The pared back version he performed in The Point echoed the exhortation of shock and deep disappointment he must have felt at the time of writing – yet without bitterness or recrimination – as the empathy and compassion contained within the performance amply demonstrates. Its dark subject matter is similar to ‘Lake Marie’, from 1995’s ‘Lost Day’s and Mixed Blessings’ album, also recorded in Los Angeles under the aegis of Heartbreakers’ bass player. Howie Epstein. The starting point for which was the reporting of a series of gruesome  murders committed in Maywood, a suburb of Chicago: it is, by all accounts, Bob Dylan’s favourite John Prine song.

Within the constraints of popular music – teenage love affairs and  subsequent heartbreak being the foremost narrative tropes – John Prine is one of a handful of writers whose song-writing reflects a broader, more complex range of human emotions and life experiences that many of us will encounter, in one way or another, over our lifetimes. Lou Reed, Tom Waits, Van Morrison and Bob Dylan are other figures from that generation who have stretched those constraints and hence transformed the possibilities of what popular music can do. And John Prine deserves to be considered a member of this august company.
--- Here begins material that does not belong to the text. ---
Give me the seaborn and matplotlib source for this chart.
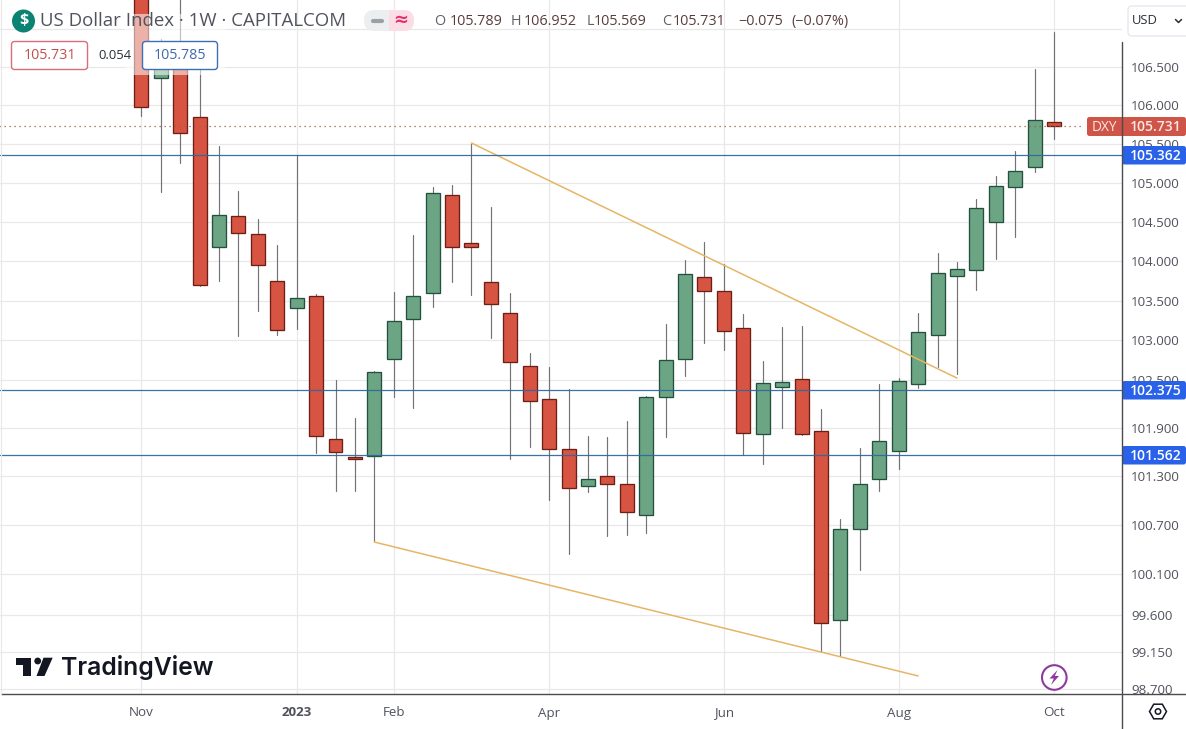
import numpy as np
import pandas as pd
import matplotlib
matplotlib.use("Agg")
import matplotlib.pyplot as plt
from matplotlib.lines import Line2D
from matplotlib.patches import FancyBboxPatch, Polygon, Circle, Rectangle
import seaborn as sns

# weekly candles
opens = [107.60, 106.36, 106.66, 105.848, 104.178, 104.573, 104.344, 103.745, 103.404, 103.556,
         101.759, 101.536, 101.553, 102.761, 103.266, 103.594, 104.843, 104.229, 103.733, 103.341,
         102.673, 102.259, 101.636, 101.178, 101.301, 101.202, 100.820, 102.284, 102.761, 103.796,
         103.619, 103.152, 101.823, 102.410, 102.510, 101.860, 99.533, 100.647, 101.264, 101.611,
         102.447, 103.064, 103.809, 103.885, 104.497, 104.946, 105.202, 105.789]
closes = [105.98, 106.66, 105.645, 103.695, 104.586, 104.356, 103.949, 103.127, 103.530, 101.796,
          101.598, 101.512, 102.598, 103.241, 103.556, 104.868, 104.178, 104.185, 103.455, 102.724,
          102.234, 101.636, 101.153, 101.264, 101.202, 100.857, 102.284, 102.749, 103.834, 103.619,
          103.115, 101.835, 102.460, 102.472, 101.823, 99.496, 100.647, 101.202, 101.735, 102.484,
          103.102, 103.847, 103.898, 104.676, 104.958, 105.151, 105.809, 105.731]
highs = [108.2, 106.87, 107.51, 106.592, 105.477, 104.898, 104.535, 104.207, 105.361, 103.581,
         102.502, 102.021, 102.614, 103.611, 104.335, 104.950, 104.976, 105.499, 104.689, 103.598,
         102.836, 102.664, 102.388, 101.801, 101.789, 101.988, 102.300, 103.207, 104.016, 104.242,
         103.961, 103.329, 102.736, 103.165, 103.177, 102.134, 100.770, 101.648, 102.447, 102.522,
         103.341, 104.101, 103.987, 104.791, 105.086, 105.408, 106.470, 106.952]
lows = [105.862, 104.89, 105.257, 103.69, 103.753, 103.059, 103.374, 103.072, 103.144, 101.594,
        101.122, 101.122, 100.503, 102.291, 102.154, 103.425, 103.740, 103.576, 103.034, 101.512,
        101.668, 101.012, 100.347, 101.111, 100.568, 100.580, 100.605, 101.793, 102.555, 102.970,
        102.882, 101.565, 101.457, 101.905, 101.82, 99.150, 99.102, 100.151, 101.122, 101.388,
        102.397, 102.668, 102.573, 103.632, 104.033, 104.313, 105.145, 105.569]

# price scale and time axis labels
y_ticks = [107.0, 106.5, 106.0, 105.5, 105.0, 104.5, 104.0, 103.5, 103.0, 102.5, 101.9, 101.3,
           100.7, 100.1, 99.6, 99.15, 98.7]
y_labels = ["", "106.500", "106.000", "105.500", "105.000", "104.500", "104.000", "103.500",
            "103.000", "102.500", "101.900", "101.300", "100.700", "100.100", "99.600", "99.150",
            "98.700"]
x_ticks = [0, 8, 13, 21, 30, 39, 47]
x_labels = ["Nov", "2023", "Feb", "Apr", "Jun", "Aug", "Oct"]

# drawn levels and trend lines
levels = [105.362, 102.375, 101.562]
last_price = 105.731
upper_x = [17, 42]
upper_y = [105.515, 102.525]
lower_x = [12, 40]
lower_y = [100.49, 98.858]

GREEN = "#6ba583"
GREEN_EDGE = "#24513f"
RED = "#d75442"
RED_EDGE = "#6b1f16"
WICK = "#737375"
GRID = "#e8e8e8"
TEXT = "#50535e"
BLUE_LINE = "#2f6a9f"
TREND = "#e6b566"
AXIS = "#4a4a4f"
TAG_BLUE = "#2962e8"
TAG_RED = "#cf5548"

sns.set_theme(style="white")
plt.rcParams["font.family"] = ["Open Sans", "DejaVu Sans"]

df = pd.DataFrame({"open": opens, "close": closes, "high": highs, "low": lows})
df["week"] = range(len(df))
df["bottom"] = df[["open", "close"]].min(axis=1)
df["height"] = (df["close"] - df["open"]).abs()
up = df[df["close"] >= df["open"]]
down = df[df["close"] < df["open"]]
wicks = df.melt(id_vars="week", value_vars=["high", "low"], value_name="price")

fig = plt.figure(figsize=(11.86, 7.29), dpi=100)
ax = fig.add_axes([0, 35 / 729, 1122 / 1186, 694 / 729])

sns.lineplot(data=wicks, x="week", y="price", units="week", estimator=None, color=WICK,
             linewidth=0.85, ax=ax, zorder=2, legend=False)
sns.barplot(data=up, x="week", y="height", bottom=up["bottom"].values, native_scale=True, width=0.72,
            color=GREEN, saturation=1, edgecolor=GREEN_EDGE, linewidth=0.95, errorbar=None, ax=ax, zorder=3)
sns.barplot(data=down, x="week", y="height", bottom=down["bottom"].values, native_scale=True, width=0.72,
            color=RED, saturation=1, edgecolor=RED_EDGE, linewidth=0.95, errorbar=None, ax=ax, zorder=3)
sns.lineplot(x=upper_x, y=upper_y, color=TREND, linewidth=1.1, ax=ax, zorder=5)
sns.lineplot(x=lower_x, y=lower_y, color=TREND, linewidth=1.1, ax=ax, zorder=5)

for level in levels:
    ax.axhline(level, color=BLUE_LINE, linewidth=0.9, alpha=0.95, zorder=6)
ax.plot([-8, 48.5], [last_price, last_price], color="#9a5a42", linewidth=0.9, linestyle=(0, (1, 3)), zorder=6)

ax.set_yscale("log")
ax.set_xlim(-7.276, 50.499)
ax.set_ylim(98.64, 107.376)
ax.minorticks_off()
ax.yaxis.tick_right()
ax.set_yticks(y_ticks)
ax.set_yticklabels(y_labels)
ax.yaxis.set_minor_locator(matplotlib.ticker.NullLocator())
ax.set_xticks(x_ticks)
ax.set_xticklabels(x_labels)
ax.set_xlabel("")
ax.set_ylabel("")
ax.grid(True, color=GRID, linewidth=0.85)
ax.set_axisbelow(True)
ax.tick_params(axis="y", length=0, pad=6.6, labelsize=9.6, labelcolor=TEXT)
ax.tick_params(axis="x", length=0, pad=9, labelsize=9.6, labelcolor=TEXT)
ax.get_xticklabels()[1].set_fontweight("bold")
for side in ax.spines:
    ax.spines[side].set_visible(False)
for lab in ax.get_yticklabels() + ax.get_xticklabels():
    lab.set_clip_on(False)

# everything around the plot sits on a pixel overlay
ov = fig.add_axes([0, 0, 1, 1], zorder=10)
ov.set_xlim(0, 1186)
ov.set_ylim(729, 0)
ov.axis("off")
ov.patch.set_alpha(0)

ov.add_line(Line2D([1122, 1122], [42, 729], color=AXIS, linewidth=1.0))
ov.add_line(Line2D([1, 1186], [694, 694], color=AXIS, linewidth=1.0))
ov.add_line(Line2D([0.5, 0.5], [0, 694], color=GRID, linewidth=0.85))

# header strip washes out what lies beneath it
ov.add_patch(Rectangle((125, 14), 100, 61, facecolor="white", alpha=0.55, edgecolor="none"))
ov.add_patch(Circle((23.5, 21), 11.5, facecolor="#0b8272", edgecolor="none"))
ov.text(23.5, 21, "$", color="white", fontsize=11.5, fontweight="bold", ha="center", va="center")
ov.text(40, 21, "US Dollar Index · 1W · CAPITALCOM", color=TEXT, fontsize=13.4, va="center", ha="left")

ov.add_patch(FancyBboxPatch((364, 10), 26, 21, boxstyle="round,pad=0,rounding_size=10", facecolor="#eceef0",
                            edgecolor="none"))
ov.add_patch(Rectangle((378, 10), 12, 21, facecolor="#eceef0", edgecolor="none"))
ov.add_patch(FancyBboxPatch((390, 10), 24, 21, boxstyle="round,pad=0,rounding_size=10", facecolor="#fbdde6",
                            edgecolor="none"))
ov.add_patch(Rectangle((389, 10), 8, 21, facecolor="#fbdde6", edgecolor="none"))
ov.add_line(Line2D([373, 382], [20.5, 20.5], color="#9aa0a8", linewidth=3, solid_capstyle="round"))
ov.text(401, 20, "≈", color="#e0306f", fontsize=13, ha="center", va="center", family="DejaVu Sans", fontweight="bold")

OHLC_GREY = "#5f6068"
OHLC_VAL = "#5a3c3c"
for x, s, c in [(434, "O", OHLC_GREY), (450, "105.789", OHLC_VAL), (511, "H", OHLC_GREY), (524, "106.952", OHLC_VAL),
                (587, "L", OHLC_GREY), (594, "105.569", OHLC_VAL), (662, "C", OHLC_GREY), (673, "105.731", OHLC_VAL),
                (738, "−0.075", OHLC_VAL), (791, "(−0.07%)", OHLC_VAL)]:
    ov.text(x, 21, s, color=c, fontsize=10.4, va="center", ha="left")

# the two price boxes under the title
ov.add_patch(FancyBboxPatch((11.5, 41.5), 76, 28, boxstyle="round,pad=0,rounding_size=3", facecolor="white",
                            edgecolor="#d6707a", linewidth=1))
ov.text(49.5, 55.5, "105.731", color="#c0504d", fontsize=10.3, ha="center", va="center")
ov.text(115, 55.5, "0.054", color="#2a2e39", fontsize=9.4, ha="center", va="center")
ov.add_patch(FancyBboxPatch((142.5, 41.5), 75, 28, boxstyle="round,pad=0,rounding_size=3", facecolor="white",
                            edgecolor="#3f6fb5", linewidth=1))
ov.text(180, 55.5, "105.785", color="#3f68b0", fontsize=10.3, ha="center", va="center")

# currency button
ov.add_patch(FancyBboxPatch((1128, 6), 62, 30, boxstyle="round,pad=0,rounding_size=4", facecolor="white",
                            edgecolor="#e6e8ee", linewidth=1))
ov.text(1132, 20.5, "USD", color="#2a2e39", fontsize=9.4, va="center", ha="left")
ov.add_line(Line2D([1175.5, 1178.5, 1181.5], [19.5, 22.5, 19.5], color="#2a2e39", linewidth=1.1))

# price tags on the scale
for level, top in zip(levels, [146, 381, 446]):
    ov.add_patch(FancyBboxPatch((1122, top), 64, 18.5, boxstyle="round,pad=0,rounding_size=2.5",
                                facecolor=TAG_BLUE, edgecolor="none"))
    ov.text(1155.5, top + 9.5, f"{level:.3f}", color="white", fontsize=10, fontweight="semibold",
            ha="center", va="center")
ov.add_patch(FancyBboxPatch((1087, 117), 99, 19, boxstyle="round,pad=0,rounding_size=2.5", facecolor=TAG_RED,
                            edgecolor="none"))
ov.text(1092, 127, "DXY", color="#fbe9e6", fontsize=9.8, ha="left", va="center")
ov.text(1155.5, 127, f"{last_price:.3f}", color="#fbe9e6", fontsize=10, fontweight="semibold", ha="center", va="center")

# TradingView logo
LOGO = "#131722"
ov.add_patch(Polygon([(16, 657.7), (30.7, 657.7), (30.7, 676), (22.7, 676), (22.7, 664.5), (16, 664.5)],
                     facecolor=LOGO, edgecolor="none"))
ov.add_patch(Circle((37.7, 661), 3.4, facecolor=LOGO, edgecolor="none"))
ov.add_patch(Polygon([(43.5, 657.7), (52.7, 657.7), (44.5, 676), (36.5, 676)], facecolor=LOGO, edgecolor="none"))
ov.text(61.5, 668, "TradingView", color=LOGO, fontsize=17.8, fontweight="semibold", family="Inter",
        ha="left", va="center")

# lightning badge
PURPLE = "#8e3a9d"
ov.add_patch(Circle((1054.3, 677.5), 12.3, facecolor="white", edgecolor=PURPLE, linewidth=1.5))
ov.add_patch(Polygon([(1057.5, 670), (1049.5, 678.5), (1053.8, 678.5), (1051, 685), (1059, 676), (1054.8, 676)],
                     facecolor=PURPLE, edgecolor="none"))

# settings hexagon
ov.add_patch(Polygon([(1149.5, 711.5), (1153.7, 704.2), (1162.3, 704.2), (1166.5, 711.5), (1162.3, 718.8), (1153.7, 718.8)],
                     facecolor="white", edgecolor="#131722", linewidth=1.1))
ov.add_patch(Circle((1158, 711.5), 2.7, facecolor="white", edgecolor="#131722", linewidth=1.1))

fig.savefig("out.png", dpi=100)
As we drove around Nashville in his Eldorado all those years ago, I suspect John never considered he’d be included in such a gilded group of twentieth century artists. Yet, in 2005, he became the first singer-songwriter to read and perform at the US Library of Congress. No mean feat for a former postman from Chicago who found that writing, as he put it, ‘his little ditties’, to pass the time on his postal round, would produce a body of work that will, I suspect, not just stand the test of time but, through the situations that made his songs happen, enable us to feel a tad more human, a little better about ourselves and the world we live in. 

So thank you for the memories, John. And the Eldorado evening.